How it is done up North. In December 2006, Senator Lisa Murkowski (R-Alaska) bought a $300,000 property along the Kenai River from a major campaign contributor Bob Penney for $179,400. After the story refused to go away, Murkowski announced in July 2007 that she would sell back the property at the original price.
Meanwhile in 2000 Senator Ted “Slow Toobz” Stevens had renovations to his house doubling its size paid for by Veco Corporation, a privately held Alaskan oil services company. On July 30, 2007, the FBI and IRS raided the Stevens home. Stevens also steered $558,000 to a former aide Trevor McCabe for the purchase of property near one of his pet projects, the Alaska SeaLife Center in Seward. This sale is under investigation by the FBI and the Interior Department.
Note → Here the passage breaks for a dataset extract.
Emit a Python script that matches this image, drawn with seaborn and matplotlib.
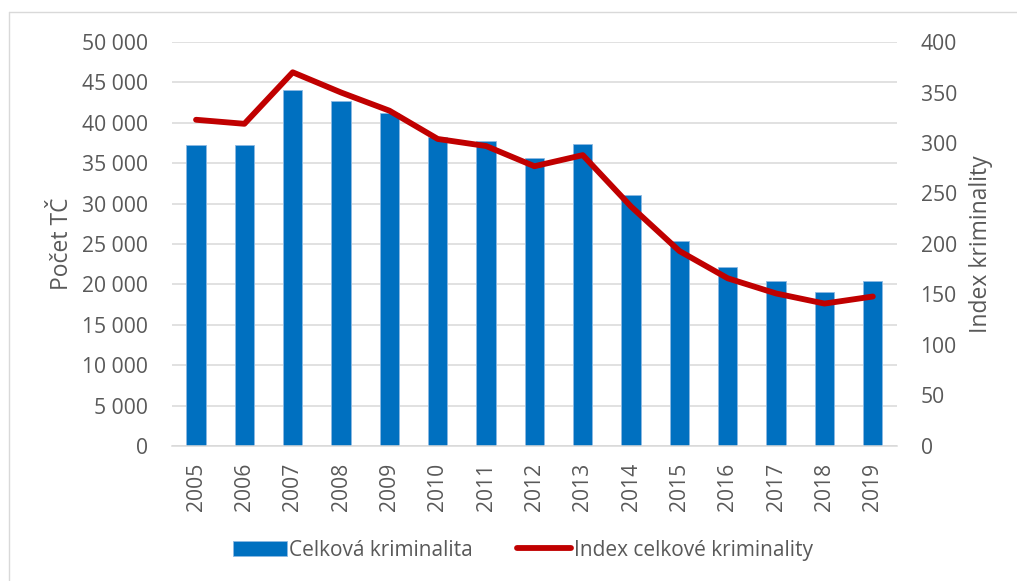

McCabe is also a business partner of Stevens’ son Ben a former state senator who is himself under investigation for how federal grants to the seafood industry were distributed.
On July 29, 2008, Stevens was indicted on 7 counts of making false statements from 1999 to 2006 in regard to $250,000 worth of goods and services from Veco and its CEO Bill Allen in exchange for legislative favors:
(a) funding requests and other assistance with certain international VECO projects and partnerships, including those in Pakistan and Russia; (b) requests for multiple federal grants and contracts to benefit VECO, its subsidiaries, and its business partners, including grants from the National Science Foundation to a VECO subsidiary; and (c) assistance on both federal and state issues in connection with the effort to construct a natural gas pipeline from Alaska’s North Slope Region.
On October 27, 2008, Stevens was found guilty on all 7 counts.
Finally, Representative Don Young agreed to return only part of $5,500 in illegal campaign contributions, the part on which the statute of limitations had not run out. Also Young is being investigated for a yearly pork roast hosted for 10 years by Veco CEO Bill Allen which was used to funnel money to Young in exchange for contracts. Allen recently pled guilty to federal bribery and conspiracy charges. In one of Young’s more interesting schemes, he added an earmark for a $10 million interchange in Florida in exchange for a fundraiser that netted his campaign $40,000. This in itself was not unusual. As chairman of the House transportation committee, he was used to getting campaign contributions in states that would benefit from the road funds he controlled. What set this earmark apart from thousands of others is that Young substantially changed the wording of the earmark after the bill had already been passed the Congress. That’s chutzpah.